--- Goal of the exercise ---
Every line that contains the word "this" should be copied.

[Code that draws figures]
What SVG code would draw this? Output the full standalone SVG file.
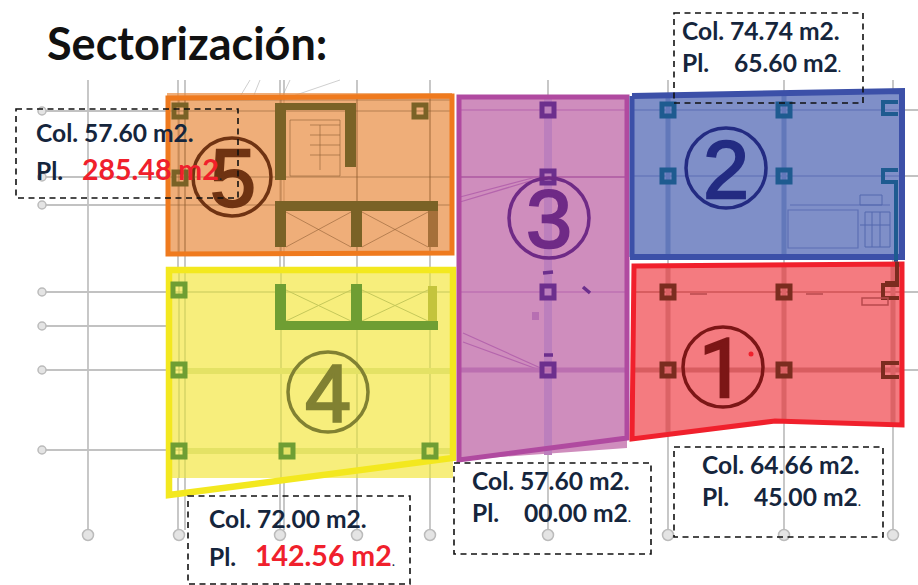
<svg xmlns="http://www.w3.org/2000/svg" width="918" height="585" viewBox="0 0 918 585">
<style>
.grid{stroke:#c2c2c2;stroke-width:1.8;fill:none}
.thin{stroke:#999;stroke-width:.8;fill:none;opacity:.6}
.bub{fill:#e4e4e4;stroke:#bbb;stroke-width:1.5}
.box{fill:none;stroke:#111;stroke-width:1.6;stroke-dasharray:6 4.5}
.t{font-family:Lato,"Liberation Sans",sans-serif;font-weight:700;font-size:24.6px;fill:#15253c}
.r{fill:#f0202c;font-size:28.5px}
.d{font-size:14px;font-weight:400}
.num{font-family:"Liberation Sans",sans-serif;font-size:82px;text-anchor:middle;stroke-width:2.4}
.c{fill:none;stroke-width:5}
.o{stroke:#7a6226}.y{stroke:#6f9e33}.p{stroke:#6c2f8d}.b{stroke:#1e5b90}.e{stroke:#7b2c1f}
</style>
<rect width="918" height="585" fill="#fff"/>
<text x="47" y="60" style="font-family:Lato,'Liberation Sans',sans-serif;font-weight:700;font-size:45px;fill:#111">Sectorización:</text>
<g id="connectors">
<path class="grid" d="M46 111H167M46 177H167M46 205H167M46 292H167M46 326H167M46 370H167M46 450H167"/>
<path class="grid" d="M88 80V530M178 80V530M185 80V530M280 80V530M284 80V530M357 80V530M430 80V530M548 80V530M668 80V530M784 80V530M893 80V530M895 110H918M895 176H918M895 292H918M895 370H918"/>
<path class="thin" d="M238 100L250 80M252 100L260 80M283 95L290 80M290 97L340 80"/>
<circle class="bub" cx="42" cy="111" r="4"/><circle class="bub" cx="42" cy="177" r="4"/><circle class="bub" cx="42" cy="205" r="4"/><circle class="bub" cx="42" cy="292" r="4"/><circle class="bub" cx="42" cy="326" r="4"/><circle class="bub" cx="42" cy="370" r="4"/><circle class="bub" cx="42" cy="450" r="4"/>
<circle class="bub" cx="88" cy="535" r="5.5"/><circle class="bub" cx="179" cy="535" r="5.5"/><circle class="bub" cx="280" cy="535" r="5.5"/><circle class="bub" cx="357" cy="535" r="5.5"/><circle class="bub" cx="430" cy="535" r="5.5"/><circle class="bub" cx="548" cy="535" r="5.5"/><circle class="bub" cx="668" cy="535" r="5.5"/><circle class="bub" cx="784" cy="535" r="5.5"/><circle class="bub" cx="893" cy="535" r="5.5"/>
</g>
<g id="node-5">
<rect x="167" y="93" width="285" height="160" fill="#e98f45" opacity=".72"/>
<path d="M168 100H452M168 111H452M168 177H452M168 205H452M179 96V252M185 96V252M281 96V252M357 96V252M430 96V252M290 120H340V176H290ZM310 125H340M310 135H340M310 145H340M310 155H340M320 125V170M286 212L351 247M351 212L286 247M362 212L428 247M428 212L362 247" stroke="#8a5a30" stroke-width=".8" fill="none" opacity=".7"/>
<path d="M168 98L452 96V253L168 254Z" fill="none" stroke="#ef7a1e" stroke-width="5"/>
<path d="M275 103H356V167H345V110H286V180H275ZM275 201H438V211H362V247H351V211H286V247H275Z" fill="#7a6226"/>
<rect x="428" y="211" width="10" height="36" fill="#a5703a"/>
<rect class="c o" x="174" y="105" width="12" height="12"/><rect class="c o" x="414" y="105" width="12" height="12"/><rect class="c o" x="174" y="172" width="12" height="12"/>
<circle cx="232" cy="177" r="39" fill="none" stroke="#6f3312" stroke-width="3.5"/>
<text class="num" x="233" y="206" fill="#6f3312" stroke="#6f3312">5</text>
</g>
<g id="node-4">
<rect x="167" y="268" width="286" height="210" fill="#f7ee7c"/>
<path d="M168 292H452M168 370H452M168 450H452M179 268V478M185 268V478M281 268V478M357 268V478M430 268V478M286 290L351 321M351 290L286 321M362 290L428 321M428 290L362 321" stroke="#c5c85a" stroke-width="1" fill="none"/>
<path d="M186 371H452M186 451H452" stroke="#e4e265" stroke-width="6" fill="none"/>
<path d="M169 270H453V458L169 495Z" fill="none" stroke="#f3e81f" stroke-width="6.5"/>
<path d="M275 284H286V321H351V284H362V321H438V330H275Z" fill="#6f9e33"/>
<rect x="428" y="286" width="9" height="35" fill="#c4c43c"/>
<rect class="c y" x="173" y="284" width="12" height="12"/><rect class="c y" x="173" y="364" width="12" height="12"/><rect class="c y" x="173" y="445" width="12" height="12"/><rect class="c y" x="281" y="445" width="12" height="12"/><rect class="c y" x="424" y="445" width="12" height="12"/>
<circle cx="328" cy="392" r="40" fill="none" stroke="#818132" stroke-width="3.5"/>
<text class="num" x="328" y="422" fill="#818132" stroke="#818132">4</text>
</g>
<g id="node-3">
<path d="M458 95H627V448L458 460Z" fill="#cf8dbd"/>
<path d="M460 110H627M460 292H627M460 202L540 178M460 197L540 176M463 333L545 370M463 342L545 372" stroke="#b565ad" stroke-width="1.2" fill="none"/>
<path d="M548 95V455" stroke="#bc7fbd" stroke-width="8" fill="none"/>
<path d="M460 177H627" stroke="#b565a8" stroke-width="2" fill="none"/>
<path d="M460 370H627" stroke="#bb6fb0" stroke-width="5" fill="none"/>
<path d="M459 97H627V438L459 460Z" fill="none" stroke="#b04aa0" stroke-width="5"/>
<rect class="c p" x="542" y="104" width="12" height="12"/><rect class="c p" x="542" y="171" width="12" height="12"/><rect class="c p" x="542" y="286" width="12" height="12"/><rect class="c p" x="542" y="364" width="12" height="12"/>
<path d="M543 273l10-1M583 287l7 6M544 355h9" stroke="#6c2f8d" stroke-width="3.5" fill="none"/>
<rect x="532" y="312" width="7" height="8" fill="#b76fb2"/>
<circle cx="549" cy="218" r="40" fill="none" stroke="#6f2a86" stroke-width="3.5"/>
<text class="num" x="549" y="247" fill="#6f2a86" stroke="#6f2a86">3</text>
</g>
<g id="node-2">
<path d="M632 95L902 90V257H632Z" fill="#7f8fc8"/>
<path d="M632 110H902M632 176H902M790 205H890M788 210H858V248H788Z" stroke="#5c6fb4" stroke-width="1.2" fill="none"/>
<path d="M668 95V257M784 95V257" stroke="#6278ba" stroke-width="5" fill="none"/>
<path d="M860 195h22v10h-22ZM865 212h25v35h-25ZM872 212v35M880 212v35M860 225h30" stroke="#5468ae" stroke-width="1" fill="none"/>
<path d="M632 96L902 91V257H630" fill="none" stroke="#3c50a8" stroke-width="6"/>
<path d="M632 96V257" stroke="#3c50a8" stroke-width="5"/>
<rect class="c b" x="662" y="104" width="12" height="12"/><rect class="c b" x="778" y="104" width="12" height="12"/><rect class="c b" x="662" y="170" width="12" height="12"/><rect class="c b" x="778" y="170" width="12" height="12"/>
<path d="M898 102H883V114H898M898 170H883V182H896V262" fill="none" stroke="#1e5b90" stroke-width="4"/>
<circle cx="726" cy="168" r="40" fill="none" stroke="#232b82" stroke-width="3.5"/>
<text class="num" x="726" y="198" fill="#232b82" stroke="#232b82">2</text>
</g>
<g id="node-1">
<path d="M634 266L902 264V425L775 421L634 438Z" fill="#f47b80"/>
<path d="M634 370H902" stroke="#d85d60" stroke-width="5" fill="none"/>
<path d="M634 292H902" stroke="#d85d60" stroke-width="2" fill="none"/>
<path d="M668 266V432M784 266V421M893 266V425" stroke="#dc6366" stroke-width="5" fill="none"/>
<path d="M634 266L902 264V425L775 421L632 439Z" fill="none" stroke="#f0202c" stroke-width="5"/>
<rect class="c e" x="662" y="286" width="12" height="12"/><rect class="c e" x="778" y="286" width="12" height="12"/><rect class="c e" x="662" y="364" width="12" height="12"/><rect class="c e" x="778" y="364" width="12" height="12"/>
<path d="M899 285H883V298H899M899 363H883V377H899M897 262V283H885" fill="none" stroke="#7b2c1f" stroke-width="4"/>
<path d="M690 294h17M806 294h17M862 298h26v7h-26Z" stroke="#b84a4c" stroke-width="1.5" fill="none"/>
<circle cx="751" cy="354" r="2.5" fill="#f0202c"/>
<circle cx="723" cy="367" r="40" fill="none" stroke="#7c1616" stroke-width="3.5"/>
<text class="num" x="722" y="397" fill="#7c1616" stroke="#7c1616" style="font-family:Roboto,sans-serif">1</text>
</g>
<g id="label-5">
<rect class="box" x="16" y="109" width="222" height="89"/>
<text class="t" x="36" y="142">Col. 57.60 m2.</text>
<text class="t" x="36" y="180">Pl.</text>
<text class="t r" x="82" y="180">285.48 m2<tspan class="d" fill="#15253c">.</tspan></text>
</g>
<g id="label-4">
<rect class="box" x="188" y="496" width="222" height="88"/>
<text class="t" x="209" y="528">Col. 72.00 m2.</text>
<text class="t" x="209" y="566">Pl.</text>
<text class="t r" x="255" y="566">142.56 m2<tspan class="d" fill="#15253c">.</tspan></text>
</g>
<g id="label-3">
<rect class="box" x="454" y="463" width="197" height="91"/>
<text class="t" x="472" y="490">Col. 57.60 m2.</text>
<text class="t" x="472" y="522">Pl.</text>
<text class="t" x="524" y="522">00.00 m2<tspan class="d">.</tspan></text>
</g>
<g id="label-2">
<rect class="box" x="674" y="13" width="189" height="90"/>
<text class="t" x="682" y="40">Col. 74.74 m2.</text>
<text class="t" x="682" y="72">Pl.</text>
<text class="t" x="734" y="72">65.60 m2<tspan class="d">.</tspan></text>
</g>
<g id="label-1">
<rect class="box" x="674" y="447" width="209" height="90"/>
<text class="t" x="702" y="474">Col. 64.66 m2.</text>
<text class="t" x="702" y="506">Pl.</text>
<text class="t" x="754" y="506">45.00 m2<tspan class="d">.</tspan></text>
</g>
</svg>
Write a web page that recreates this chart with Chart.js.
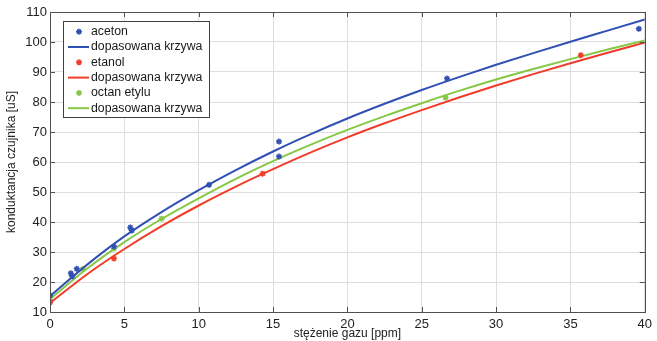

--- Exercise output ---
What SVG code would draw this? Output the full standalone SVG file.
Write a web page that recreates this chart with Chart.js.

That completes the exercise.